Imo, even if they were used a lot, and most of them lost their dates, ever being very valuable is hugely unlikely, just because of the vast numbers produced.
Yep. Since the local USPS swapped out their coin stamp machines for credit card readers, SACs only fit into parking meters here for me. But I have a mint roll of them that will be fine until I bust them out. Too bad I can't tell if they are "P"'s or "D"'s until then.
if you happen to get a clear date or other wording in the prez and sac dollar series. keep it. in the future. it will cost a lot of money to acquire those clear wording coin.
Worst ones And to think I've spent hours looking for the worst of the worst on edge lettering!:headbang:
Not in my lifetime or probably my son's lifetime. These will be like the BiCentennial IKE's Kennedy's and Washington's in that everybody will have them. Just My Observation and Opinion. (JMOO)

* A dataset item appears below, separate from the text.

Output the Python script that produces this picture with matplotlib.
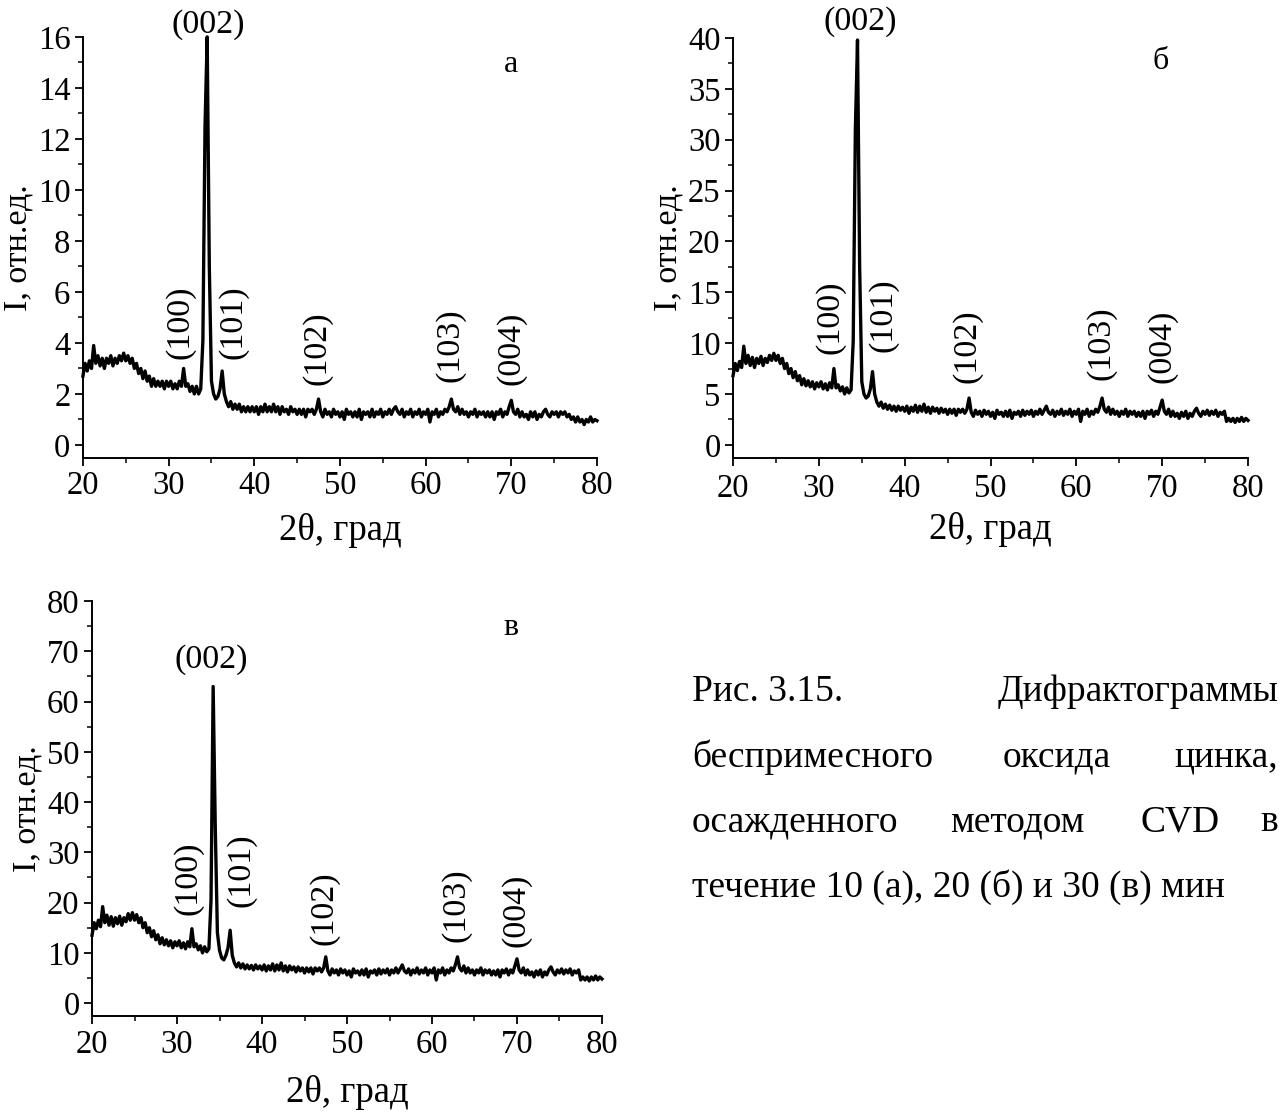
# XRD patterns of undoped ZnO grown by CVD for 10, 20 and 30 min

import numpy as np
import matplotlib
matplotlib.use("Agg")
import matplotlib.pyplot as plt
from matplotlib.ticker import MultipleLocator

plt.rcParams["font.family"] = ["Liberation Serif", "DejaVu Serif"]

# Intensities, 2theta from 20 to 80 deg in 0.25 deg steps
I_a = [
    2.7, 3.2, 2.9, 3.3, 3.0, 3.9, 3.2, 3.5, 3.1, 3.4, 3.0, 3.4, 3.2, 3.5, 3.1, 3.4, 3.2, 3.5, 3.3, 3.6,
    3.3, 3.5, 3.2, 3.4, 3.0, 3.2, 2.8, 3.0, 2.6, 2.9, 2.5, 2.7, 2.3, 2.6, 2.3, 2.5, 2.3, 2.5, 2.2, 2.5,
    2.3, 2.5, 2.2, 2.4, 2.2, 2.5, 2.3, 3.0, 2.3, 2.4, 2.1, 2.3, 2.0, 2.3, 2.0, 2.2, 4.1, 12.5, 16.0, 7.0,
    2.5, 2.0, 1.8, 1.9, 2.2, 2.9, 2.0, 1.7, 1.5, 1.7, 1.4, 1.6, 1.4, 1.6, 1.3, 1.5, 1.3, 1.5, 1.3, 1.5,
    1.3, 1.5, 1.2, 1.5, 1.3, 1.6, 1.3, 1.5, 1.3, 1.6, 1.3, 1.5, 1.2, 1.5, 1.3, 1.4, 1.2, 1.5, 1.3, 1.4,
    1.2, 1.4, 1.2, 1.4, 1.1, 1.4, 1.3, 1.4, 1.2, 1.4, 1.8, 1.3, 1.1, 1.4, 1.2, 1.3, 1.1, 1.4, 1.2, 1.3,
    1.1, 1.3, 1.0, 1.4, 1.2, 1.3, 1.1, 1.3, 1.1, 1.4, 1.0, 1.3, 1.2, 1.3, 1.1, 1.4, 1.1, 1.3, 1.2, 1.4,
    1.1, 1.3, 1.2, 1.4, 1.2, 1.4, 1.5, 1.3, 1.2, 1.4, 1.1, 1.3, 1.2, 1.4, 1.1, 1.3, 1.2, 1.4, 1.1, 1.3,
    1.2, 1.4, 0.9, 1.3, 1.2, 1.4, 1.1, 1.3, 1.2, 1.4, 1.3, 1.5, 1.8, 1.4, 1.3, 1.5, 1.2, 1.4, 1.2, 1.3,
    1.1, 1.3, 1.2, 1.4, 1.1, 1.3, 1.2, 1.3, 1.1, 1.3, 1.1, 1.3, 1.0, 1.3, 1.2, 1.4, 1.1, 1.3, 1.2, 1.5,
    1.75, 1.3, 1.2, 1.4, 1.1, 1.3, 1.1, 1.2, 1.0, 1.3, 1.1, 1.3, 1.0, 1.2, 1.1, 1.3, 1.4, 1.2, 1.1, 1.3,
    1.2, 1.3, 1.1, 1.3, 1.2, 1.3, 1.1, 1.2, 1.0, 1.1, 0.9, 1.1, 0.9, 1.0, 0.8, 1.0, 0.9, 1.1, 0.9, 1.0,
    0.95,
]

I_b = [
    6.8, 8.0, 7.3, 8.2, 7.6, 9.7, 8.0, 8.8, 7.8, 8.6, 7.6, 8.5, 8.0, 8.7, 7.8, 8.5, 8.1, 8.8, 8.3, 9.0,
    8.3, 8.8, 8.0, 8.5, 7.5, 8.0, 7.0, 7.5, 6.6, 7.2, 6.3, 6.8, 5.9, 6.5, 5.8, 6.3, 5.7, 6.2, 5.5, 6.1,
    5.7, 6.2, 5.5, 6.0, 5.4, 6.1, 5.6, 7.5, 5.6, 5.9, 5.3, 5.7, 5.0, 5.6, 5.1, 5.4, 10.2, 31.0, 39.8, 17.5,
    6.2, 5.0, 4.6, 4.8, 5.5, 7.2, 5.0, 4.2, 3.8, 4.2, 3.6, 4.0, 3.5, 3.9, 3.4, 3.8, 3.3, 3.8, 3.4, 3.7,
    3.3, 3.8, 3.1, 3.7, 3.3, 3.9, 3.2, 3.8, 3.3, 4.0, 3.2, 3.7, 3.1, 3.7, 3.3, 3.6, 3.1, 3.6, 3.2, 3.5,
    3.0, 3.5, 3.1, 3.5, 2.9, 3.5, 3.2, 3.5, 3.1, 3.5, 4.6, 3.2, 2.8, 3.4, 3.0, 3.3, 2.8, 3.4, 3.0, 3.3,
    2.8, 3.2, 2.6, 3.4, 3.0, 3.2, 2.8, 3.3, 2.8, 3.4, 2.6, 3.2, 3.0, 3.3, 2.8, 3.4, 2.9, 3.3, 3.0, 3.4,
    2.8, 3.3, 3.0, 3.5, 3.0, 3.4, 3.8, 3.2, 3.0, 3.4, 2.8, 3.3, 3.0, 3.5, 2.9, 3.3, 3.0, 3.5, 2.8, 3.3,
    3.0, 3.5, 2.3, 3.3, 3.0, 3.5, 2.8, 3.3, 3.0, 3.5, 3.2, 3.8, 4.6, 3.5, 3.2, 3.7, 3.0, 3.5, 3.0, 3.3,
    2.8, 3.3, 3.0, 3.5, 2.8, 3.3, 3.0, 3.3, 2.8, 3.2, 2.8, 3.3, 2.6, 3.3, 3.0, 3.4, 2.8, 3.3, 3.0, 3.7,
    4.4, 3.3, 3.0, 3.5, 2.8, 3.3, 2.8, 3.1, 2.6, 3.2, 2.8, 3.3, 2.6, 3.1, 2.8, 3.3, 3.6, 3.1, 2.8, 3.3,
    3.0, 3.4, 2.9, 3.3, 3.0, 3.4, 2.8, 3.2, 3.0, 3.3, 2.3, 2.6, 2.3, 2.6, 2.2, 2.6, 2.3, 2.7, 2.3, 2.6,
    2.4,
]

I_c = [
    13.5, 16.0, 14.8, 16.5, 15.2, 19.2, 16.0, 17.5, 15.5, 17.2, 15.3, 17.0, 15.8, 17.3, 15.5, 17.0, 16.2, 17.8, 16.5, 18.0,
    16.5, 17.6, 16.0, 17.0, 15.0, 16.0, 14.0, 15.0, 13.2, 14.4, 12.6, 13.6, 11.8, 13.0, 11.6, 12.6, 11.4, 12.4, 11.0, 12.2,
    11.4, 12.4, 11.0, 12.0, 10.8, 12.2, 11.2, 14.8, 11.2, 11.8, 10.6, 11.4, 10.0, 11.2, 10.2, 10.8, 20.5, 63.0, 35.0, 14.0,
    10.5, 9.0, 8.6, 9.5, 11.0, 14.5, 9.5, 8.0, 7.2, 8.0, 7.0, 7.8, 6.8, 7.6, 6.8, 7.5, 6.6, 7.6, 6.8, 7.4,
    6.6, 7.6, 6.4, 7.4, 6.6, 7.8, 6.4, 7.6, 6.6, 8.0, 6.4, 7.4, 6.2, 7.4, 6.6, 7.2, 6.2, 7.2, 6.4, 7.0,
    6.0, 7.0, 6.2, 7.0, 5.8, 7.0, 6.4, 7.0, 6.2, 7.0, 9.2, 6.4, 5.6, 6.8, 6.0, 6.6, 5.6, 6.8, 6.0, 6.6,
    5.6, 6.4, 5.2, 6.8, 6.0, 6.4, 5.6, 6.6, 5.6, 6.8, 5.2, 6.4, 6.0, 6.6, 5.6, 6.8, 5.8, 6.6, 6.0, 6.8,
    5.6, 6.6, 6.0, 7.0, 6.0, 6.8, 7.6, 6.4, 6.0, 6.8, 5.6, 6.6, 6.0, 7.0, 5.8, 6.6, 6.0, 7.0, 5.6, 6.6,
    6.0, 7.0, 4.6, 6.6, 6.0, 7.0, 5.6, 6.6, 6.0, 7.0, 6.4, 7.6, 9.2, 7.0, 6.4, 7.4, 6.0, 7.0, 6.0, 6.6,
    5.6, 6.6, 6.0, 7.0, 5.6, 6.6, 6.0, 6.6, 5.6, 6.4, 5.6, 6.6, 5.2, 6.6, 6.0, 6.8, 5.6, 6.6, 6.0, 7.4,
    8.8, 6.6, 6.0, 7.0, 5.6, 6.6, 5.6, 6.2, 5.2, 6.4, 5.6, 6.6, 5.2, 6.2, 5.6, 6.6, 7.2, 6.2, 5.6, 6.6,
    6.0, 6.8, 5.8, 6.6, 6.0, 6.8, 5.6, 6.4, 6.0, 6.6, 4.6, 5.2, 4.6, 5.2, 4.4, 5.2, 4.6, 5.4, 4.6, 5.2,
    4.8,
]

two_theta = np.linspace(20, 80, len(I_a))

hkl = ["(100)", "(101)", "(102)", "(103)", "(004)"]
hkl_x = [31.3, 37.5, 47.3, 62.85, 69.95]

# label heights for each panel
hkl_y_a = [4.8, 4.8, 3.8, 3.9, 3.8]
hkl_y_b = [12.5, 12.7, 9.7, 10.0, 9.7]
hkl_y_c = [24.9, 26.5, 18.9, 19.5, 18.5]

fig = plt.figure(figsize=(12.8, 11.15), dpi=100)


def panel(rect, y, ylim, major, minor, letter, letter_xy, top_xy, hkl_y, xpad, xlpad):
    ax = fig.add_axes(rect)
    ax.plot(two_theta, y, color="black", lw=2.4, clip_on=False)
    ax.set_xlim(20, 80)
    ax.set_ylim(*ylim)
    ax.xaxis.set_major_locator(MultipleLocator(10))
    ax.xaxis.set_minor_locator(MultipleLocator(5))
    ax.yaxis.set_major_locator(MultipleLocator(major))
    ax.yaxis.set_minor_locator(MultipleLocator(minor))
    for s in ["top", "right"]:
        ax.spines[s].set_visible(False)
    for s in ["left", "bottom"]:
        ax.spines[s].set_linewidth(1.4)
    ax.tick_params(which="major", direction="out", length=6, width=1.3, labelsize=23.5)
    ax.tick_params(which="minor", direction="out", length=3.5, width=1.1)
    ax.tick_params(axis="x", pad=xpad)
    ax.tick_params(axis="y", pad=3)
    ax.set_xlabel("2θ, град", fontsize=26.5, labelpad=xlpad)
    ax.set_ylabel("I, отн.ед.", fontsize=24.5, labelpad=3)
    ax.text(letter_xy[0], letter_xy[1], letter, fontsize=23, ha="center", va="center")
    ax.text(top_xy[0], top_xy[1], "(002)", fontsize=24.5, ha="center", va="center")
    for lab, hx, hy in zip(hkl, hkl_x, hkl_y):
        ax.text(hx, hy, lab, fontsize=24.5, rotation=90, ha="center", va="center")
    return ax


panel([0.0648, 0.5895, 0.4016, 0.3774], I_a, (-0.5, 16), 2, 1,
      "а", (70.0, 14.9), (34.6, 16.5), hkl_y_a, 3, 9)
panel([0.5727, 0.5892, 0.4023, 0.3767], I_b, (-1.3, 40), 5, 2.5,
      "б", (69.8, 37.7), (34.8, 41.6), hkl_y_b, 5, 6)
panel([0.0719, 0.0891, 0.3984, 0.3718], I_c, (-2.5, 80), 10, 5,
      "в", (69.3, 74.8), (34.0, 68.3), hkl_y_c, 4, 11)

# caption, justified word by word as in the source page
caption_words = [
    [("Рис. 3.15.", 692, "left"), ("Дифрактограммы", 1278, "right")],
    [("беспримесного", 692, "left"), ("оксида", 1003, "left"), ("цинка,", 1278, "right")],
    [("осажденного", 692, "left"), ("методом", 950, "left"), ("CVD", 1140, "left"), ("в", 1278, "right")],
    [("течение 10 (а), 20 (б) и 30 (в) мин", 692, "left")],
]
caption_y = [692, 757, 822, 887]
for words, ypix in zip(caption_words, caption_y):
    for w, xpix, ha in words:
        fig.text(xpix / 1280, 1 - ypix / 1115, w, fontsize=27, ha=ha, va="center")

fig.savefig("out.png", dpi=100)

The weak edge lettered coins will be the first to show such wear since the lettering is impressed fairly deep on these. I expect that the surfaces (obv and rev) will wear much more dramatically than the edges will. I also expect that your well worn coin was of the weak edge variety before any wear ever occured. The real trick will be in determining whether a coin is a Weak Edge Lettered coin (an attributable error) or a "well worn" coin but unless the paper dollar goes bye bye and these things are used with regularity, I doubt that many well worn examples will exist. Folks simply don't use them aside from your example area.
When I give them to my kids, they complain. At banks when I ask for halves, the tellers practically beg me to take some of the dollar coins....
So take them back and give them nothing. Should only take a time or two and they will stop complaining. (They might still not like it, but they won't complain.)